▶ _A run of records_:
※

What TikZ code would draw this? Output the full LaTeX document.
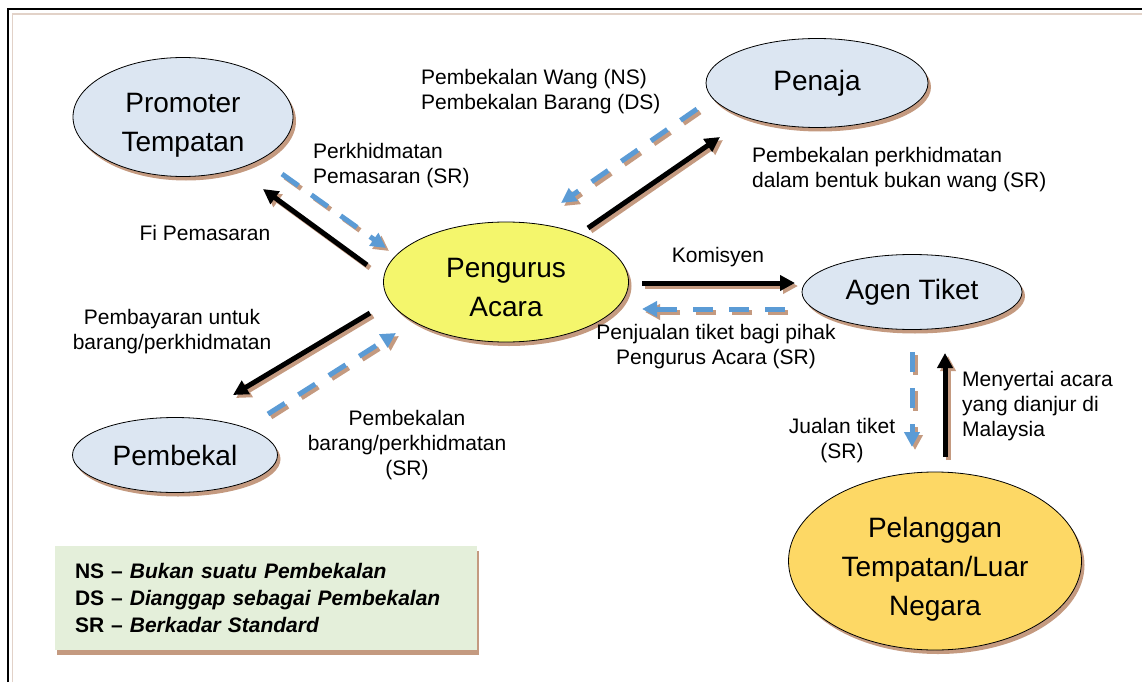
\documentclass[tikz,border=0pt]{standalone}
\usepackage{fontspec}
\setmainfont{Liberation Sans}
\usetikzlibrary{shapes.geometric, shadows, arrows.meta}
\definecolor{paleblue}{HTML}{DCE6F2}
\definecolor{lemon}{HTML}{F4F66C}
\definecolor{gold}{HTML}{FDD865}
\definecolor{shadowbrown}{HTML}{C49A80}
\definecolor{dashblue}{HTML}{5B9BD5}
\definecolor{keygreen}{HTML}{E4EFDA}
\definecolor{framebrown}{HTML}{E2D2C8}
\newcommand{\tallline}{\rule{0pt}{36pt}}
\newcommand{\deepline}{\rule[-6pt]{0pt}{6pt}}
\tikzset{
		>=Triangle,
		entity/.style={ellipse, draw=black, line width=0.8pt, inner sep=0pt, align=center,
			font=\fontsize{28}{39}\selectfont,
			drop shadow={shadow xshift=3pt, shadow yshift=-4pt, fill=shadowbrown, opacity=1}},
		lbl/.style={inner sep=0pt, font=\fontsize{21}{25}\selectfont},
		cashflow/.style={line width=5pt, draw=black, -{Triangle[length=15pt,width=15pt]}},
		supplyflow/.style={line width=5pt, draw=dashblue, dash pattern=on 20pt off 16pt, -{Triangle[length=15pt,width=15pt]}},
		shadowed/.style={draw=shadowbrown, transform canvas={shift={(3,3)}}}
	}

\begin{document}
\begin{tikzpicture}[x=1pt, y=-1pt] % one unit = one pixel of the picture, y runs downwards
		\useasboundingbox (0,0) rectangle (1142,682);
		% page frame
		\draw[framebrown, line width=1.5pt] (12.5,682) -- (12.5,14) -- (1142,14);
		\draw[black, line width=1.5pt] (8,682) -- (8,9) -- (1142,9);

		% parties
		\node[entity, fill=paleblue, minimum width=220pt, minimum height=119pt] (promoter) at (183,117) {\tallline Promoter\\Tempatan\deepline};
		\node[entity, fill=paleblue, minimum width=222pt, minimum height=89pt] (penaja) at (817,83) {Penaja};
		\node[entity, fill=lemon, minimum width=245pt, minimum height=120pt] (pengurus) at (506,282) {\tallline Pengurus\\Acara\deepline};
		\node[entity, fill=paleblue, minimum width=220pt, minimum height=75pt] (agen) at (912,292) {Agen Tiket};
		\node[entity, fill=paleblue, minimum width=205pt, minimum height=75pt] (pembekal) at (175,455) {Pembekal};
		\node[entity, fill=gold, minimum width=293pt, minimum height=178pt] (pelanggan) at (935,561) {\tallline Pelanggan\\Tempatan/Luar\\Negara\deepline};

		% arrow ends
		\coordinate (fiA) at (367,265); \coordinate (fiB) at (263,189);
		\coordinate (pmsA) at (282,174); \coordinate (pmsB) at (386,248);
		\coordinate (wangA) at (697,109); \coordinate (wangB) at (561,203);
		\coordinate (bknA) at (588,228); \coordinate (bknB) at (720,137);
		\coordinate (komA) at (642,283); \coordinate (komB) at (795,283);
		\coordinate (jualA) at (785,309); \coordinate (jualB) at (642,309);
		\coordinate (bayarA) at (370,313); \coordinate (bayarB) at (233,395);
		\coordinate (brgA) at (268,414); \coordinate (brgB) at (396,333);
		\coordinate (tiketA) at (912,352); \coordinate (tiketB) at (912,447);
		\coordinate (sertaA) at (945,457); \coordinate (sertaB) at (945,353);

		% flows of money (black) and of supplies (blue), each with its shadow
		\foreach \a/\b in {fiA/fiB, bknA/bknB, komA/komB, bayarA/bayarB, sertaA/sertaB}{
			\draw[cashflow, shadowed] (\a) -- (\b);
			\draw[cashflow] (\a) -- (\b);
		}
		\foreach \a/\b in {pmsA/pmsB, wangA/wangB, jualA/jualB, brgA/brgB, tiketA/tiketB}{
			\draw[supplyflow, shadowed] (\a) -- (\b);
			\draw[supplyflow] (\a) -- (\b);
		}

		% labels
		\node[lbl, anchor=west, align=left] (wang) at (421,92) {Pembekalan Wang (NS)\\Pembekalan Barang (DS)};
		\node[lbl, anchor=west, align=left] (pemasaran) at (313,166) {Perkhidmatan\\Pemasaran (SR)};
		\node[lbl] (fi) at (205,233) {Fi Pemasaran};
		\node[lbl, anchor=west, align=left] (bukanwang) at (752,170) {Pembekalan perkhidmatan\\dalam bentuk bukan wang (SR)};
		\node[lbl] (komisyen) at (718,257) {Komisyen};
		\node[lbl, align=center] (penjualan) at (716,347) {Penjualan tiket bagi pihak\\Pengurus Acara (SR)};
		\node[lbl, align=center] (pembayaran) at (172,332) {Pembayaran untuk\\barang/perkhidmatan};
		\node[lbl, align=center] (pembekalan) at (407,445) {Pembekalan\\barang/perkhidmatan\\(SR)};
		\node[lbl, align=center] (jualan) at (842,441) {Jualan tiket\\(SR)};
		\node[lbl, anchor=west, align=left] (menyertai) at (962,406) {Menyertai acara\\yang dianjur di\\Malaysia};

		% key
		\node[fill=keygreen, minimum width=422pt, minimum height=104pt, inner xsep=20pt, text width=382pt, align=left,
			font=\fontsize{21}{27}\selectfont\bfseries,
			drop shadow={shadow xshift=2pt, shadow yshift=-5pt, fill=shadowbrown, opacity=1}] (key) at (266,598)
			{NS -- \textit{Bukan suatu Pembekalan}\\DS -- \textit{Dianggap sebagai Pembekalan}\\SR -- \textit{Berkadar Standard}};
	\end{tikzpicture}
\end{document}
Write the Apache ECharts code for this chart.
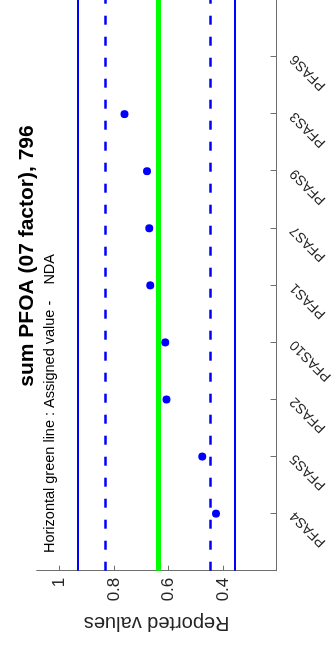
<!DOCTYPE html>
<html>
<head>
<meta charset="utf-8">
<script src="https://cdn.jsdelivr.net/npm/echarts@6/dist/echarts.min.js"></script>
<style>
html,body{margin:0;padding:0;background:#fff;overflow:hidden;}
#wrap{position:relative;width:336px;height:648px;overflow:hidden;}
#chart{position:absolute;left:-156px;top:156px;width:648px;height:336px;transform:rotate(-90deg);transform-origin:50% 50%;}
</style>
</head>
<body>
<div id="wrap"><div id="chart"></div></div>
<script>
// ---- data ----
const categories = ['PFAS4','PFAS5','PFAS2','PFAS10','PFAS1','PFAS7','PFAS9','PFAS3','PFAS6'];
const reported   = [0.428, 0.478, 0.608, 0.613, 0.667, 0.671, 0.679, 0.761, null];
const assignedValue = 0.644;
const warningLimits = [0.454, 0.834];
const actionLimits  = [0.359, 0.929];
const valueTicks = [0.4, 0.6, 0.8, 1];
const titleText = 'sum PFOA (07 factor), 796';
const noteText = 'Horizontal green line : Assigned value -    NDA';

const FONT = '"Liberation Sans", Arial, sans-serif';
const positions = categories.map((c, i) => i + 1);
const points = categories.map((c, i) => [i + 1, reported[i]]).filter(p => p[1] !== null);

const chart = echarts.init(document.getElementById('chart'), null, {renderer: 'canvas'});
chart.setOption({
  animation: false,
  backgroundColor: '#ffffff',
  grid: {left: 77.3, right: 0, top: 36.7, bottom: 55.3, containLabel: false},
  xAxis: {
    type: 'value', min: 0, max: 10,
    axisLine: {show: true, lineStyle: {color: '#6e6e6e', width: 1}},
    axisTick: {show: true, inside: true, length: 6, customValues: positions, lineStyle: {color: '#6e6e6e'}},
    axisLabel: {
      customValues: positions, rotate: 45, margin: 16,
      fontFamily: FONT, fontSize: 14, color: '#262626',
      formatter: v => categories[Math.round(v) - 1] || ''
    },
    splitLine: {show: false}
  },
  yAxis: {
    type: 'value', min: 0.207, max: 1.081,
    name: 'Reported values', nameLocation: 'middle', nameGap: 40, nameRotate: 90,
    nameTextStyle: {fontFamily: FONT, fontSize: 20, color: '#262626'},
    axisLine: {show: true, lineStyle: {color: '#6e6e6e', width: 1}},
    axisTick: {show: true, inside: true, length: 5, customValues: valueTicks, lineStyle: {color: '#6e6e6e'}},
    axisLabel: {
      customValues: valueTicks, margin: 7,
      fontFamily: FONT, fontSize: 17, color: '#262626',
      formatter: v => String(v)
    },
    splitLine: {show: false}
  },
  graphic: [
    {type: 'text', left: 391.3 - 130, top: 17,
     style: {text: titleText, font: 'bold 21px ' + FONT, fill: '#000'}},
    {type: 'text', left: 95, top: 42,
     style: {text: noteText, font: '14.5px ' + FONT, fill: '#000'}}
  ],
  series: [
    {
      type: 'line', data: [], silent: true,
      markLine: {
        silent: true, symbol: 'none', label: {show: false}, animation: false,
        emphasis: {disabled: true},
        data: [
          {yAxis: actionLimits[0], lineStyle: {color: '#0000ff', width: 2, type: 'solid'}},
          {yAxis: actionLimits[1], lineStyle: {color: '#0000ff', width: 2, type: 'solid'}},
          {yAxis: warningLimits[0], lineStyle: {color: '#0000ff', width: 2.5, type: [9, 12]}},
          {yAxis: warningLimits[1], lineStyle: {color: '#0000ff', width: 2.5, type: [9, 12]}},
          {yAxis: assignedValue, lineStyle: {color: '#00ff00', width: 5, type: 'solid'}}
        ]
      }
    },
    {
      type: 'scatter', data: points, symbol: 'circle', symbolSize: 8,
      itemStyle: {color: '#0000ff', opacity: 1}, z: 5
    }
  ]
});
</script>
</body>
</html>
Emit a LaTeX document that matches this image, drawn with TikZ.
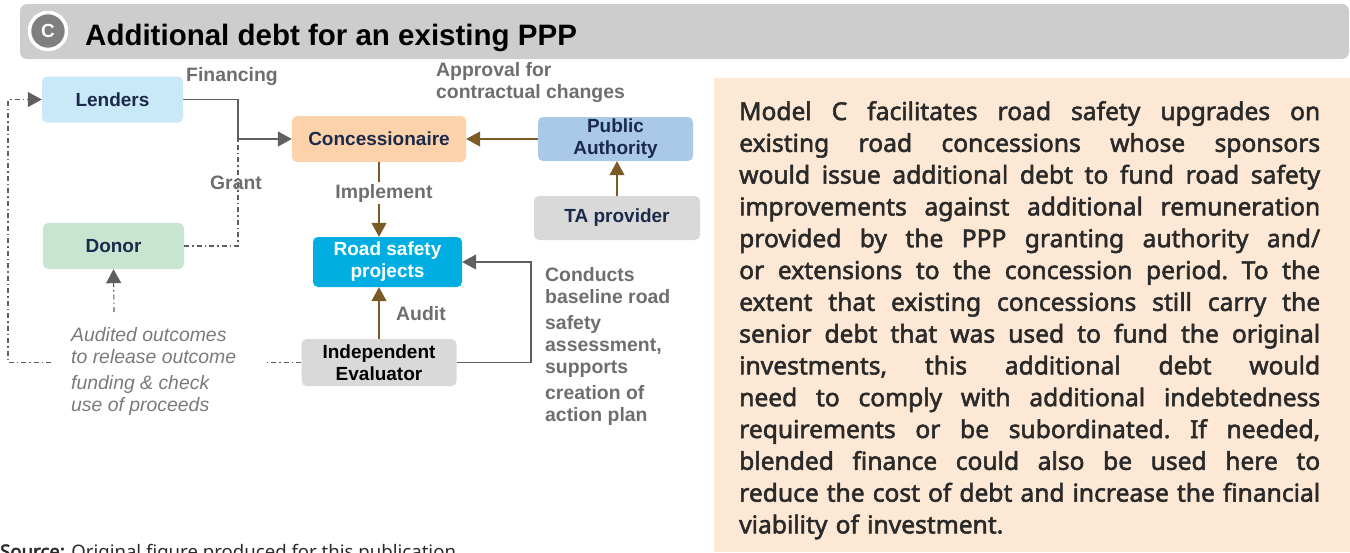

※

▶ _What is being asked_:
Output exactly the lines from the one containing "Write the Apache ECharts code for this chart." through the one containing "const noteText = 'Horizontal", both included, and nothing else; leave out any pictures.

▶ _Answer to the exercise_:
Write the Apache ECharts code for this chart.
<!DOCTYPE html>
<html>
<head>
<meta charset="utf-8">
<script src="https://cdn.jsdelivr.net/npm/echarts@6/dist/echarts.min.js"></script>
<style>
html,body{margin:0;padding:0;background:#fff;overflow:hidden;}
#wrap{position:relative;width:336px;height:648px;overflow:hidden;}
#chart{position:absolute;left:-156px;top:156px;width:648px;height:336px;transform:rotate(-90deg);transform-origin:50% 50%;}
</style>
</head>
<body>
<div id="wrap"><div id="chart"></div></div>
<script>
// ---- data ----
const categories = ['PFAS4','PFAS5','PFAS2','PFAS10','PFAS1','PFAS7','PFAS9','PFAS3','PFAS6'];
const reported   = [0.428, 0.478, 0.608, 0.613, 0.667, 0.671, 0.679, 0.761, null];
const assignedValue = 0.644;
const warningLimits = [0.454, 0.834];
const actionLimits  = [0.359, 0.929];
const valueTicks = [0.4, 0.6, 0.8, 1];
const titleText = 'sum PFOA (07 factor), 796';
const noteText = 'Horizontal green line : Assigned value -    NDA';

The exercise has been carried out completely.